> **STORED DATA**

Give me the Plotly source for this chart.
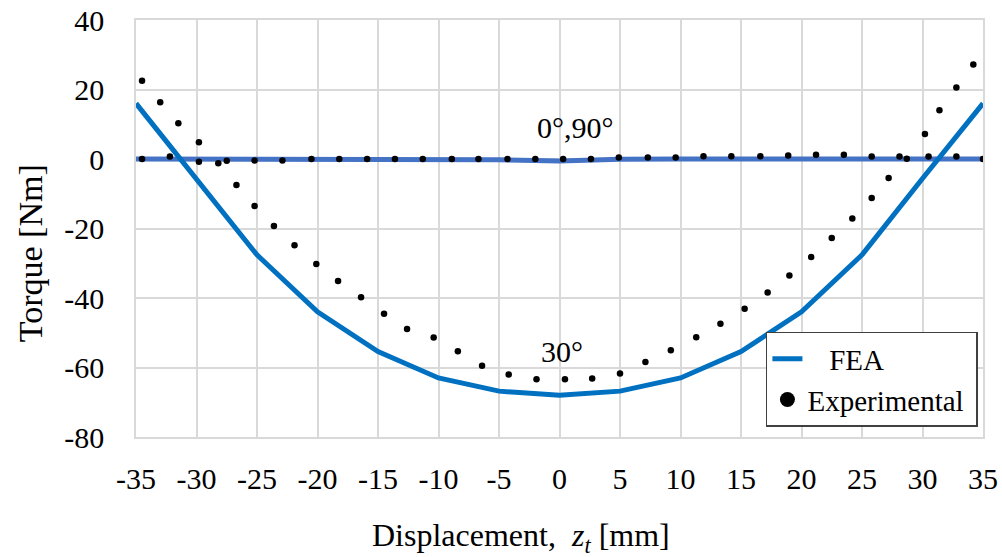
import plotly.graph_objects as go

# FEA results (x every 5 mm)
fea_x = [-35, -30, -25, -20, -15, -10, -5, 0, 5, 10, 15, 20, 25, 30, 35]
fea_30 = [16.0, -5.6, -27.6, -44.0, -55.4, -63.0, -66.8, -68.0, -66.8, -63.0, -55.4, -44.0, -27.6, -5.6, 16.0]
fea_0_90 = [0, 0, 0, 0, 0, 0, -0.2, -0.6, -0.1, 0, 0, 0, 0, 0, 0]

# Experimental, 0 deg / 90 deg
exp0_x = [-34.5, -32.2, -29.8, -27.5, -25.2, -22.9, -20.5, -18.2, -15.9, -13.6, -11.3, -8.9,
          -6.7, -4.3, -2.0, 0.3, 2.6, 4.9, 7.3, 9.6, 11.9, 14.2, 16.6, 18.9, 21.2, 23.5,
          25.8, 28.1, 30.5, 32.8, 35.0]
exp0_y = [0.0, 0.7, -0.8, -0.5, -0.4, -0.4, 0.0, 0.0, 0.0, 0.0, 0.0, 0.0,
          0.0, 0.0, 0.0, 0.0, 0.0, 0.4, 0.4, 0.4, 0.8, 0.8, 0.8, 1.0, 1.2, 1.2,
          0.7, 0.7, 0.7, 0.7, 0.0]

# Experimental, 30 deg
exp30_x = [-34.5, -33.0, -31.5, -29.8, -28.2, -26.7, -25.2, -23.6, -21.9, -20.1, -18.3, -16.4,
           -14.5, -12.6, -10.4, -8.4, -6.4, -4.2, -1.9, 0.45, 2.7, 5.0, 7.1, 9.2, 11.3, 13.3,
           15.3, 17.2, 19.0, 20.8, 22.5, 24.2, 25.8, 27.2, 28.7, 30.2, 31.4, 32.8, 34.2]
exp30_y = [22.5, 16.3, 10.3, 4.8, -1.2, -7.5, -13.5, -19.3, -24.8, -30.2, -35.1, -39.8,
           -44.5, -48.9, -51.4, -55.3, -59.5, -62.0, -63.4, -63.4, -63.2, -61.7, -58.4, -55.0, -51.3, -47.4,
           -43.1, -38.4, -33.5, -28.2, -22.7, -17.1, -11.2, -5.5, 0.1, 7.2, 14.0, 20.6, 27.2]

x_ticks = list(range(-35, 36, 5))
y_ticks = list(range(-80, 41, 20))

FONT = "Liberation Serif, Times New Roman, serif"
GRID = "#D9D9D9"

fig = go.Figure()
fig.add_trace(go.Scatter(x=fea_x, y=fea_0_90, mode="lines", line=dict(color="#4472C4", width=5),
                         showlegend=False))
fig.add_trace(go.Scatter(x=fea_x, y=fea_30, mode="lines", line=dict(color="#0070C0", width=5),
                         showlegend=False))
fig.add_trace(go.Scatter(x=exp0_x, y=exp0_y, mode="markers", marker=dict(color="black", size=6.5),
                         showlegend=False))
fig.add_trace(go.Scatter(x=exp30_x, y=exp30_y, mode="markers", marker=dict(color="black", size=6.5),
                         showlegend=False))
# legend entries
fig.add_trace(go.Scatter(x=[None], y=[None], mode="lines", name="   FEA",
                         line=dict(color="#0070C0", width=5)))
fig.add_trace(go.Scatter(x=[None], y=[None], mode="markers", name="Experimental ",
                         marker=dict(color="black", size=15)))

fig.add_annotation(x=1.3, y=9.0, text="0°,90°", showarrow=False,
                   font=dict(family=FONT, size=30, color="black"))
fig.add_annotation(x=0.2, y=-55.3, text="30°", showarrow=False,
                   font=dict(family=FONT, size=30, color="black"))

# axis titles (placed as in the reference, off-centre)
fig.add_annotation(xref="paper", yref="paper", x=0.4545, y=-0.240, xanchor="center", yanchor="middle",
                   text="Displacement,  <i>z<sub>t</sub></i> [mm]", showarrow=False,
                   font=dict(family=FONT, size=32, color="black"))
fig.add_annotation(xref="paper", yref="paper", x=-0.125, y=0.441, xanchor="center", yanchor="middle",
                   text="Torque [Nm]", textangle=-90, showarrow=False,
                   font=dict(family=FONT, size=34, color="black"))

fig.update_layout(
    width=1002, height=557,
    margin=dict(l=136, r=19, t=20, b=120),
    paper_bgcolor="white", plot_bgcolor="white",
    font=dict(family=FONT, size=30, color="black"),
    legend=dict(x=0.994, y=0.024, xanchor="right", yanchor="bottom",
                bordercolor="#404040", borderwidth=1.5, bgcolor="white",
                font=dict(family=FONT, size=29, color="black"),
                tracegroupgap=0, itemwidth=30),
    xaxis=dict(range=[-35, 35], tickvals=x_ticks, ticktext=[str(v) for v in x_ticks],
               showgrid=True, gridcolor=GRID, gridwidth=1.5, zeroline=False,
               showline=True, linecolor=GRID, linewidth=1.5, mirror=True,
               ticks="", ticklabelstandoff=14, automargin=False,
               tickfont=dict(family=FONT, size=30)),
    yaxis=dict(range=[-80, 40], tickvals=y_ticks, ticktext=[str(v) for v in y_ticks],
               showgrid=True, gridcolor=GRID, gridwidth=1.5, zeroline=False,
               showline=True, linecolor=GRID, linewidth=1.5, mirror=True,
               ticks="", ticklabelstandoff=24, automargin=False,
               tickfont=dict(family=FONT, size=30)),
)

fig.write_html("out.html", config={"displayModeBar": False},
               post_script="document.body.style.margin='0';")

> **PROBLEM REQUIREMENTS**
Repeat the data above exactly, but not the pictures.

> **OUTPUT OF THE TASK**
Give me the Plotly source for this chart.
import plotly.graph_objects as go

# FEA results (x every 5 mm)
fea_x = [-35, -30, -25, -20, -15, -10, -5, 0, 5, 10, 15, 20, 25, 30, 35]
fea_30 = [16.0, -5.6, -27.6, -44.0, -55.4, -63.0, -66.8, -68.0, -66.8, -63.0, -55.4, -44.0, -27.6, -5.6, 16.0]
fea_0_90 = [0, 0, 0, 0, 0, 0, -0.2, -0.6, -0.1, 0, 0, 0, 0, 0, 0]

# Experimental, 0 deg / 90 deg
exp0_x = [-34.5, -32.2, -29.8, -27.5, -25.2, -22.9, -20.5, -18.2, -15.9, -13.6, -11.3, -8.9,
          -6.7, -4.3, -2.0, 0.3, 2.6, 4.9, 7.3, 9.6, 11.9, 14.2, 16.6, 18.9, 21.2, 23.5,
          25.8, 28.1, 30.5, 32.8, 35.0]
exp0_y = [0.0, 0.7, -0.8, -0.5, -0.4, -0.4, 0.0, 0.0, 0.0, 0.0, 0.0, 0.0,
          0.0, 0.0, 0.0, 0.0, 0.0, 0.4, 0.4, 0.4, 0.8, 0.8, 0.8, 1.0, 1.2, 1.2,
          0.7, 0.7, 0.7, 0.7, 0.0]

# Experimental, 30 deg
exp30_x = [-34.5, -33.0, -31.5, -29.8, -28.2, -26.7, -25.2, -23.6, -21.9, -20.1, -18.3, -16.4,
           -14.5, -12.6, -10.4, -8.4, -6.4, -4.2, -1.9, 0.45, 2.7, 5.0, 7.1, 9.2, 11.3, 13.3,
           15.3, 17.2, 19.0, 20.8, 22.5, 24.2, 25.8, 27.2, 28.7, 30.2, 31.4, 32.8, 34.2]
exp30_y = [22.5, 16.3, 10.3, 4.8, -1.2, -7.5, -13.5, -19.3, -24.8, -30.2, -35.1, -39.8,
           -44.5, -48.9, -51.4, -55.3, -59.5, -62.0, -63.4, -63.4, -63.2, -61.7, -58.4, -55.0, -51.3, -47.4,
           -43.1, -38.4, -33.5, -28.2, -22.7, -17.1, -11.2, -5.5, 0.1, 7.2, 14.0, 20.6, 27.2]

x_ticks = list(range(-35, 36, 5))
y_ticks = list(range(-80, 41, 20))

FONT = "Liberation Serif, Times New Roman, serif"
GRID = "#D9D9D9"

fig = go.Figure()
fig.add_trace(go.Scatter(x=fea_x, y=fea_0_90, mode="lines", line=dict(color="#4472C4", width=5),
                         showlegend=False))
fig.add_trace(go.Scatter(x=fea_x, y=fea_30, mode="lines", line=dict(color="#0070C0", width=5),
                         showlegend=False))
fig.add_trace(go.Scatter(x=exp0_x, y=exp0_y, mode="markers", marker=dict(color="black", size=6.5),
                         showlegend=False))
fig.add_trace(go.Scatter(x=exp30_x, y=exp30_y, mode="markers", marker=dict(color="black", size=6.5),
                         showlegend=False))
# legend entries
fig.add_trace(go.Scatter(x=[None], y=[None], mode="lines", name="   FEA",
                         line=dict(color="#0070C0", width=5)))
fig.add_trace(go.Scatter(x=[None], y=[None], mode="markers", name="Experimental ",
                         marker=dict(color="black", size=15)))

fig.add_annotation(x=1.3, y=9.0, text="0°,90°", showarrow=False,
                   font=dict(family=FONT, size=30, color="black"))
fig.add_annotation(x=0.2, y=-55.3, text="30°", showarrow=False,
                   font=dict(family=FONT, size=30, color="black"))

# axis titles (placed as in the reference, off-centre)
fig.add_annotation(xref="paper", yref="paper", x=0.4545, y=-0.240, xanchor="center", yanchor="middle",
                   text="Displacement,  <i>z<sub>t</sub></i> [mm]", showarrow=False,
                   font=dict(family=FONT, size=32, color="black"))
fig.add_annotation(xref="paper", yref="paper", x=-0.125, y=0.441, xanchor="center", yanchor="middle",
                   text="Torque [Nm]", textangle=-90, showarrow=False,
                   font=dict(family=FONT, size=34, color="black"))

fig.update_layout(
    width=1002, height=557,
    margin=dict(l=136, r=19, t=20, b=120),
    paper_bgcolor="white", plot_bgcolor="white",
    font=dict(family=FONT, size=30, color="black"),
    legend=dict(x=0.994, y=0.024, xanchor="right", yanchor="bottom",
                bordercolor="#404040", borderwidth=1.5, bgcolor="white",
                font=dict(family=FONT, size=29, color="black"),
                tracegroupgap=0, itemwidth=30),
    xaxis=dict(range=[-35, 35], tickvals=x_ticks, ticktext=[str(v) for v in x_ticks],
               showgrid=True, gridcolor=GRID, gridwidth=1.5, zeroline=False,
               showline=True, linecolor=GRID, linewidth=1.5, mirror=True,
               ticks="", ticklabelstandoff=14, automargin=False,
               tickfont=dict(family=FONT, size=30)),
    yaxis=dict(range=[-80, 40], tickvals=y_ticks, ticktext=[str(v) for v in y_ticks],
               showgrid=True, gridcolor=GRID, gridwidth=1.5, zeroline=False,
               showline=True, linecolor=GRID, linewidth=1.5, mirror=True,
               ticks="", ticklabelstandoff=24, automargin=False,
               tickfont=dict(family=FONT, size=30)),
)

fig.write_html("out.html", config={"displayModeBar": False},
               post_script="document.body.style.margin='0';")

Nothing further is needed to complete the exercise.